In his paper D. Ahmed Ziauddin summarised the activism of Bangladeshi expatriates in Europe centring around the European Union institutions, namely, the European Parliament, the Commission and the Council. He identified a number of challenges ahead for Bangladesh, starting with holding of a free, fair, participatory and credible election. He said that the public should be on the lookout as to how the political parties selected their candidates and their qualities. It will also depend on voters whether they opt for crooks, criminals and corrupt, he said.

He pointed out a number of gaps and fault lines embedded in the Constitution of Bangladesh that enabled the Caretaker Government to extend its tenure and prolong emergency. He singled out the disabling effects of Article 70 of the Constitution forbidding MPs to vote independently and called for a constitutional convention to redress and re-empower the people to consolidate democracy. He suggested introduction of recall votes to oust failed MPs.

Another key theme of the Conference was climate change. A two-session workshop within the Conference was titled “Change in Climate and Preservation of Climate”. Moderated by economist Sujit Chowdhury, Goettingen and Energy Engineer Hyder Mirza, Sttutgart, Professor Abdullah Abu Sayeed, who is also Vice-Chair of Bangladesh Poribesh Andolon (BAPA), narrated the trials and tribulations of the BAPA in its campaign to ban poly bags, lead content in fuel, reclaiming waterworks, enforcing building codes etc to improve living conditions in Dhaka.

The working group discussed global warming and sea level rise affecting Bangladesh. They also talked about frequency of severe cyclones, tidal waves, floods, river erosion, salinity, drought, and soil depletion, arsenic contamination of water, deforestation and vulnerability to large-scale earthquakes. The workshop was briefed about the recently formed European Action Group on Climate Change in Bangladesh, an effort by expatriate European Bangladeshis to create awareness about the menacing effects of climate change, and to lobby European policy makers.

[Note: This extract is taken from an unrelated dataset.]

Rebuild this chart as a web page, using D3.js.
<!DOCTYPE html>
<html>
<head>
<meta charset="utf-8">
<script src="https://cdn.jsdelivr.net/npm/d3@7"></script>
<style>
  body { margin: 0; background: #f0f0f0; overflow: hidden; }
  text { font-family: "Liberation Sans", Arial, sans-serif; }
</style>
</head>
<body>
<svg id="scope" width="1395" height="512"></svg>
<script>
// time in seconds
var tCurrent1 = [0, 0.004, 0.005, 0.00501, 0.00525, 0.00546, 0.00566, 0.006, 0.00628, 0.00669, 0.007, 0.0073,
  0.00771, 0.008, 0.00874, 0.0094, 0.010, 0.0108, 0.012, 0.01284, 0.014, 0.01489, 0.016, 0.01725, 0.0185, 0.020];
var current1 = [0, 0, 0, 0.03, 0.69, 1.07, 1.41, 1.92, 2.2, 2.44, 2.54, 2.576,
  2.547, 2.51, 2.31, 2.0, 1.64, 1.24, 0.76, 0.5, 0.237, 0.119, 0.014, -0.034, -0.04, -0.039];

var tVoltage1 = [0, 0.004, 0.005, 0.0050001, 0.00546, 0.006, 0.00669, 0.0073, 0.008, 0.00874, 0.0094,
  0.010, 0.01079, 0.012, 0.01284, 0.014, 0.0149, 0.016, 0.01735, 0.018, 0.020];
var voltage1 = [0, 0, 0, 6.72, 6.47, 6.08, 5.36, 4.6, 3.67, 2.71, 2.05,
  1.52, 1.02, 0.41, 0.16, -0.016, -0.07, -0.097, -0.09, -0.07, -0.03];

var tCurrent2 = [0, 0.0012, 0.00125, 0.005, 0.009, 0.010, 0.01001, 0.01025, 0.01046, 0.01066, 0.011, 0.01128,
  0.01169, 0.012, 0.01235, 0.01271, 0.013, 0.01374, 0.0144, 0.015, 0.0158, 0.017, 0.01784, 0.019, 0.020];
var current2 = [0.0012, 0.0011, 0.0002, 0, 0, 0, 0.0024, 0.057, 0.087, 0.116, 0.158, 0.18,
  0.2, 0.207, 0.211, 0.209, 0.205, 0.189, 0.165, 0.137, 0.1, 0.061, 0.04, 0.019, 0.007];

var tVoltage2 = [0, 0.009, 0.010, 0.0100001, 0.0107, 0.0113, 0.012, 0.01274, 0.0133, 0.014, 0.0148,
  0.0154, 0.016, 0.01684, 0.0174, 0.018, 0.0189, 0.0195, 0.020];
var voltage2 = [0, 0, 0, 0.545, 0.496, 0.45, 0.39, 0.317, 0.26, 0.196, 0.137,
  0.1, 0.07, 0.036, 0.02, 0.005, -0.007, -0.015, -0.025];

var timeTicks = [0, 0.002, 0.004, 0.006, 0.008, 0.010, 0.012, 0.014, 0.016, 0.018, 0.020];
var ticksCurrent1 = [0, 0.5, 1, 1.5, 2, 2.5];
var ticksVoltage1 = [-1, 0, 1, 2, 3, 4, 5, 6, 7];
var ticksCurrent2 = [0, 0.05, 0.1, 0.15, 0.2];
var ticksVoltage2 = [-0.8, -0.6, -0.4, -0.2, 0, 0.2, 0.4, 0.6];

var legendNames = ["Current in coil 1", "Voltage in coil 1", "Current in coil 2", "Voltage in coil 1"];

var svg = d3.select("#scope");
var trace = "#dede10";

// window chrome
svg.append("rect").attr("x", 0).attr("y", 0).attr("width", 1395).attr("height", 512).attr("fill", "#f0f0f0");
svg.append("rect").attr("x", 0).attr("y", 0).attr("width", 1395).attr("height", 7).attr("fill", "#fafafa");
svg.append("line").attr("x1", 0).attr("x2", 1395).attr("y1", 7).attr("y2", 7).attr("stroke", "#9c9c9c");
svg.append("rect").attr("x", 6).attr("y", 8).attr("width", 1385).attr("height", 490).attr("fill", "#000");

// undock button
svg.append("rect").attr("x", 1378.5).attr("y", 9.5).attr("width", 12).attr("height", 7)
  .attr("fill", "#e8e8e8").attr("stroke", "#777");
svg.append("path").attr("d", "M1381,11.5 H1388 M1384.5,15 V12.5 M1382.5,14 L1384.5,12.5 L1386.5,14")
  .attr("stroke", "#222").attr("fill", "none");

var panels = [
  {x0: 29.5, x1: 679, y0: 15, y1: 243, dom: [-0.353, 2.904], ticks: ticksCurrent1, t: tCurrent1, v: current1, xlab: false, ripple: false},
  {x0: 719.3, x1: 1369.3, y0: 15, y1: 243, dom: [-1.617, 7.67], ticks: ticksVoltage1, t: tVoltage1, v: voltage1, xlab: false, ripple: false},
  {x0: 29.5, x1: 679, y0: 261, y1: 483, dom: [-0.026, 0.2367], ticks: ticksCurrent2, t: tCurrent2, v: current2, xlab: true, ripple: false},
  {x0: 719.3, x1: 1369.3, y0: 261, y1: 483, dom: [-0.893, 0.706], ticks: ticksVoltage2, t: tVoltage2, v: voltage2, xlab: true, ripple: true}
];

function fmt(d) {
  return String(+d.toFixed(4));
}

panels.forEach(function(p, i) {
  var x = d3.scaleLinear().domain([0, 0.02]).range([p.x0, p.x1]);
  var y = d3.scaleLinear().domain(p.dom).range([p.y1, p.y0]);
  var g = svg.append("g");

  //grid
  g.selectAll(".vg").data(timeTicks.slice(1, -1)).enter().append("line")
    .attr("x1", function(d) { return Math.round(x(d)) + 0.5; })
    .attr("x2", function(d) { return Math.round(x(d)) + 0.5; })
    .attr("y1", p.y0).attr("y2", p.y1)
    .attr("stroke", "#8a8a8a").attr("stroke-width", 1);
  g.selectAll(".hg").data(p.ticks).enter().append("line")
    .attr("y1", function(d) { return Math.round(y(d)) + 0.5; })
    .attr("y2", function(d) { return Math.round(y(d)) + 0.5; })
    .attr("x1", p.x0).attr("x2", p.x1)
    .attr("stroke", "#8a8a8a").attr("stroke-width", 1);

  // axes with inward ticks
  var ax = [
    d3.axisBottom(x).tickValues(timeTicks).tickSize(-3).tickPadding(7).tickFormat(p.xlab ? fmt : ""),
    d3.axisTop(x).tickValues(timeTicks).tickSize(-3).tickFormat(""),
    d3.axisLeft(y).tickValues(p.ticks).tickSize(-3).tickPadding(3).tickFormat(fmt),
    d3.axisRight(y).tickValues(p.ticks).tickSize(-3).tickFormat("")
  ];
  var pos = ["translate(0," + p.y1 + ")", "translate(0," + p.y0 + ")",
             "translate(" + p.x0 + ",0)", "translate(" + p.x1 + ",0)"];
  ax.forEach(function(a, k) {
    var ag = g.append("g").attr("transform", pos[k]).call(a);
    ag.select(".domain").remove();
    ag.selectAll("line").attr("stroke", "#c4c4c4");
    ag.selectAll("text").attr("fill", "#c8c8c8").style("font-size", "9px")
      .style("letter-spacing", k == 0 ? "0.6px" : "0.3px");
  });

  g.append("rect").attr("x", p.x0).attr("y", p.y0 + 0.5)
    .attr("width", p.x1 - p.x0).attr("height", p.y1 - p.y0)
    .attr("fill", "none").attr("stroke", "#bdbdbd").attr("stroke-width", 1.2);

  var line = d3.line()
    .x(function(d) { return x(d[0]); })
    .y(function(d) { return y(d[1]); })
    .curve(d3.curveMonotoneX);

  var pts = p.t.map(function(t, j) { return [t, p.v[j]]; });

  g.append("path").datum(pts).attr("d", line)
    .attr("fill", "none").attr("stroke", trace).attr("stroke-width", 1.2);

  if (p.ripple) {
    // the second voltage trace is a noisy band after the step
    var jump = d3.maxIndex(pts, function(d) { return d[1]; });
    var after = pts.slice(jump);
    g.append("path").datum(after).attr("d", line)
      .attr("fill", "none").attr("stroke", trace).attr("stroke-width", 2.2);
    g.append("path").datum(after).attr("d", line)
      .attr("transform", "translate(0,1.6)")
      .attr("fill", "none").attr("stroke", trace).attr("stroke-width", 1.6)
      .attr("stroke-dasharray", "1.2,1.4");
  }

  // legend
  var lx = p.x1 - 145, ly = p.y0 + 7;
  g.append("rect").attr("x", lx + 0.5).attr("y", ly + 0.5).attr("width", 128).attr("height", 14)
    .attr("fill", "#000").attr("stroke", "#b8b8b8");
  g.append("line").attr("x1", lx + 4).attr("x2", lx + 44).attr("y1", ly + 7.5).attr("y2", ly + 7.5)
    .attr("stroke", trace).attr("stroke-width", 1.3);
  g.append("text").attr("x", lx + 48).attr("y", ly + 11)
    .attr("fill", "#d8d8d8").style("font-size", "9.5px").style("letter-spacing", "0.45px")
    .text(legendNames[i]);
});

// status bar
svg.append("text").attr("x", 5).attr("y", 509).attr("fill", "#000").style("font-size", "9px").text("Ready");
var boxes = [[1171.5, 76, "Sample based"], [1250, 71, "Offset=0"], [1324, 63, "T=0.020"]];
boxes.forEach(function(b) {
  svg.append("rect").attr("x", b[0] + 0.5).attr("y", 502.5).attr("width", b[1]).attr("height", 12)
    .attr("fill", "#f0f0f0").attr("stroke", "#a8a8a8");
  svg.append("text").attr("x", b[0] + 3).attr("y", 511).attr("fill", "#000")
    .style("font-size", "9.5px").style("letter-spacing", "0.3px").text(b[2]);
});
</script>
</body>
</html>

Another workshop was on “Global Learning -- learner's initiatives for one world”, heard from Niko Richter of NETZ and Lipi Mahjabin Ahmed on exchanges between Bangladeshi and German students studying in Germany and Bangladesh.

Deep interests in Bangali culture appeared in the workshop “Tagore Today”, which was moderated by Klaus Strempel with Prof. Alokranjan Dasgupta, Heidelberg University and Alex Goretzki. Shaheem Dill Riaz, a Bangladeshi film director based in Berlin showed his recent film, "Ironeaters". A photo exhibition and cultural show directed by Lipi Ahmed and performed by Minhaz Dipon and Fahim and others enriched the conference.

The conference reached a broad consensus on a number of issues including expectation of the participants that an agreement between all stakeholders would be reached in Bangladesh for an orderly democratic process leading to peaceful elections on December 18. It urged the Caretaker Government and political parties and others to reach a decision on the lifting of emergency, to restore full freedom of expression and movement and other basic rights, along with the government action to make sure that no communal violence takes place in the country.

The conference urged the stakeholders of Bangladeshi politics to review the Constitution of Bangladesh to consolidate and sustain democracy, and in this respect, suggested amending Article 70, which deprives MPs of freedom to exercise their own judgment. It called on voters to exercise their democratic rights to vote using their best judgement to elect candidates most suited for the job in representing their interests. The conference also unanimously called the government to bring to justice the perpetrators of war crimes of 1971.